▸ **Objective**: Pictures stay out of the copy; set down each line of the listing below exactly.

▸ **Dataset section**:
-- Begin --

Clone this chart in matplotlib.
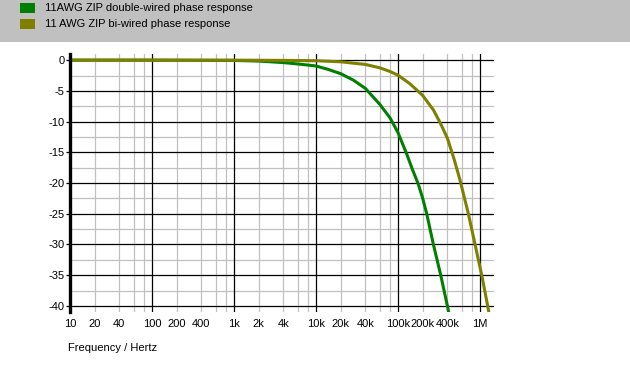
import numpy as np
import matplotlib
matplotlib.use("Agg")
import matplotlib.pyplot as plt
from matplotlib.patches import Rectangle
from matplotlib.ticker import FixedLocator, NullFormatter

plt.rcParams["font.family"] = ["Liberation Sans", "DejaVu Sans"]

# phase response (Hz, degrees)
freq_double = [10, 100, 1000, 2000, 4000, 6300, 10000, 14000, 20000, 28500,
               40000, 60000, 80000, 100000, 127000, 150000, 177000, 200000,
               224000, 270000, 332000, 400000, 415000]
phase_double = [0, 0, -0.05, -0.15, -0.4, -0.65, -0.95, -1.5, -2.2, -3.25,
                -4.6, -7.2, -9.4, -11.8, -15.2, -17.8, -20.2, -22.5,
                -25.0, -30.0, -35.0, -40.0, -41.0]

freq_bi = [10, 1000, 5000, 10000, 20000, 40000, 60000, 80000, 100000, 140000,
           200000, 270000, 330000, 400000, 480000, 570000, 721000, 870000,
           1050000, 1240000, 1280000]
phase_bi = [0, 0, -0.05, -0.1, -0.27, -0.7, -1.25, -1.85, -2.45, -3.85,
            -5.75, -8.1, -10.3, -12.7, -16.0, -19.5, -25.0, -30.0,
            -35.0, -40.0, -41.0]

label_double = "11AWG ZIP double-wired phase response"
label_bi = "11 AWG ZIP bi-wired phase response"
col_double = "#008000"
col_bi = "#808000"

xtick_vals = [10, 20, 40, 100, 200, 400, 1e3, 2e3, 4e3, 1e4, 2e4, 4e4,
              1e5, 2e5, 4e5, 1e6]
xtick_labels = ["10", "20", "40", "100", "200", "400", "1k", "2k", "4k",
                "10k", "20k", "40k", "100k", "200k", "400k", "1M"]
ytick_vals = [0, -5, -10, -15, -20, -25, -30, -35, -40]

W, H = 630, 365
fig = plt.figure(figsize=(W / 100, H / 100), dpi=100)

# grey header with legend
fig.patches.append(Rectangle((0, 1 - 42 / H), 1, 42 / H, transform=fig.transFigure,
                             facecolor="#c0c0c0", edgecolor="none", zorder=0))
for i, (lab, col) in enumerate([(label_double, col_double), (label_bi, col_bi)]):
    yc = 8 + i * 16
    fig.patches.append(Rectangle((20 / W, 1 - (yc + 5) / H), 15 / W, 10 / H,
                                 transform=fig.transFigure, facecolor=col,
                                 edgecolor="none", zorder=1))
    fig.text(45 / W, 1 - yc / H, lab, fontsize=8, va="center", ha="left")

ax = fig.add_axes([70 / W, 1 - 312 / H, 424 / W, 258 / H])
ax.set_xscale("log")
ax.set_xlim(10, 10 ** (6 + 14 / 82))
ax.set_ylim(-41, 1)

minor_x = [m * 10 ** d for d in range(1, 7) for m in (2, 4, 6, 8)]
for x in minor_x:
    ax.axvline(x, color="#c0c0c0", lw=0.9, zorder=1)
for d in range(1, 7):
    ax.axvline(10 ** d, color="black", lw=0.9, zorder=2)
for y in np.arange(-37.5, 0, 5):
    ax.axhline(y, color="#c0c0c0", lw=0.9, zorder=1)
for y in ytick_vals:
    ax.axhline(y, color="black", lw=0.9, zorder=2)

ax.plot(freq_double, phase_double, color=col_double, lw=2.2, zorder=4)
ax.plot(freq_bi, phase_bi, color=col_bi, lw=2.2, zorder=4)

for s in ["top", "right", "bottom"]:
    ax.spines[s].set_visible(False)
ax.spines["left"].set_linewidth(2.4)
ax.spines["left"].set_zorder(5)

ax.xaxis.set_major_locator(FixedLocator(xtick_vals))
ax.set_xticklabels(xtick_labels)
ax.xaxis.set_minor_formatter(NullFormatter())
ax.tick_params(axis="x", which="both", length=0, pad=5, labelsize=8)
ax.set_yticks(ytick_vals)
ax.set_yticklabels([str(v) for v in ytick_vals])
ax.tick_params(axis="y", length=3, width=0.9, pad=1, labelsize=8)

fig.text(68 / W, 1 - 348 / H, "Frequency / Hertz", fontsize=8, va="center", ha="left")

fig.savefig("out.png", dpi=100)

-- End --

▸ **Full output**:
Clone this chart in matplotlib.
import numpy as np
import matplotlib
matplotlib.use("Agg")
import matplotlib.pyplot as plt
from matplotlib.patches import Rectangle
from matplotlib.ticker import FixedLocator, NullFormatter

plt.rcParams["font.family"] = ["Liberation Sans", "DejaVu Sans"]

# phase response (Hz, degrees)
freq_double = [10, 100, 1000, 2000, 4000, 6300, 10000, 14000, 20000, 28500,
               40000, 60000, 80000, 100000, 127000, 150000, 177000, 200000,
               224000, 270000, 332000, 400000, 415000]
phase_double = [0, 0, -0.05, -0.15, -0.4, -0.65, -0.95, -1.5, -2.2, -3.25,
                -4.6, -7.2, -9.4, -11.8, -15.2, -17.8, -20.2, -22.5,
                -25.0, -30.0, -35.0, -40.0, -41.0]

freq_bi = [10, 1000, 5000, 10000, 20000, 40000, 60000, 80000, 100000, 140000,
           200000, 270000, 330000, 400000, 480000, 570000, 721000, 870000,
           1050000, 1240000, 1280000]
phase_bi = [0, 0, -0.05, -0.1, -0.27, -0.7, -1.25, -1.85, -2.45, -3.85,
            -5.75, -8.1, -10.3, -12.7, -16.0, -19.5, -25.0, -30.0,
            -35.0, -40.0, -41.0]

label_double = "11AWG ZIP double-wired phase response"
label_bi = "11 AWG ZIP bi-wired phase response"
col_double = "#008000"
col_bi = "#808000"

xtick_vals = [10, 20, 40, 100, 200, 400, 1e3, 2e3, 4e3, 1e4, 2e4, 4e4,
              1e5, 2e5, 4e5, 1e6]
xtick_labels = ["10", "20", "40", "100", "200", "400", "1k", "2k", "4k",
                "10k", "20k", "40k", "100k", "200k", "400k", "1M"]
ytick_vals = [0, -5, -10, -15, -20, -25, -30, -35, -40]

W, H = 630, 365
fig = plt.figure(figsize=(W / 100, H / 100), dpi=100)

# grey header with legend
fig.patches.append(Rectangle((0, 1 - 42 / H), 1, 42 / H, transform=fig.transFigure,
                             facecolor="#c0c0c0", edgecolor="none", zorder=0))
for i, (lab, col) in enumerate([(label_double, col_double), (label_bi, col_bi)]):
    yc = 8 + i * 16
    fig.patches.append(Rectangle((20 / W, 1 - (yc + 5) / H), 15 / W, 10 / H,
                                 transform=fig.transFigure, facecolor=col,
                                 edgecolor="none", zorder=1))
    fig.text(45 / W, 1 - yc / H, lab, fontsize=8, va="center", ha="left")

ax = fig.add_axes([70 / W, 1 - 312 / H, 424 / W, 258 / H])
ax.set_xscale("log")
ax.set_xlim(10, 10 ** (6 + 14 / 82))
ax.set_ylim(-41, 1)

minor_x = [m * 10 ** d for d in range(1, 7) for m in (2, 4, 6, 8)]
for x in minor_x:
    ax.axvline(x, color="#c0c0c0", lw=0.9, zorder=1)
for d in range(1, 7):
    ax.axvline(10 ** d, color="black", lw=0.9, zorder=2)
for y in np.arange(-37.5, 0, 5):
    ax.axhline(y, color="#c0c0c0", lw=0.9, zorder=1)
for y in ytick_vals:
    ax.axhline(y, color="black", lw=0.9, zorder=2)

ax.plot(freq_double, phase_double, color=col_double, lw=2.2, zorder=4)
ax.plot(freq_bi, phase_bi, color=col_bi, lw=2.2, zorder=4)

for s in ["top", "right", "bottom"]:
    ax.spines[s].set_visible(False)
ax.spines["left"].set_linewidth(2.4)
ax.spines["left"].set_zorder(5)

ax.xaxis.set_major_locator(FixedLocator(xtick_vals))
ax.set_xticklabels(xtick_labels)
ax.xaxis.set_minor_formatter(NullFormatter())
ax.tick_params(axis="x", which="both", length=0, pad=5, labelsize=8)
ax.set_yticks(ytick_vals)
ax.set_yticklabels([str(v) for v in ytick_vals])
ax.tick_params(axis="y", length=3, width=0.9, pad=1, labelsize=8)

fig.text(68 / W, 1 - 348 / H, "Frequency / Hertz", fontsize=8, va="center", ha="left")

fig.savefig("out.png", dpi=100)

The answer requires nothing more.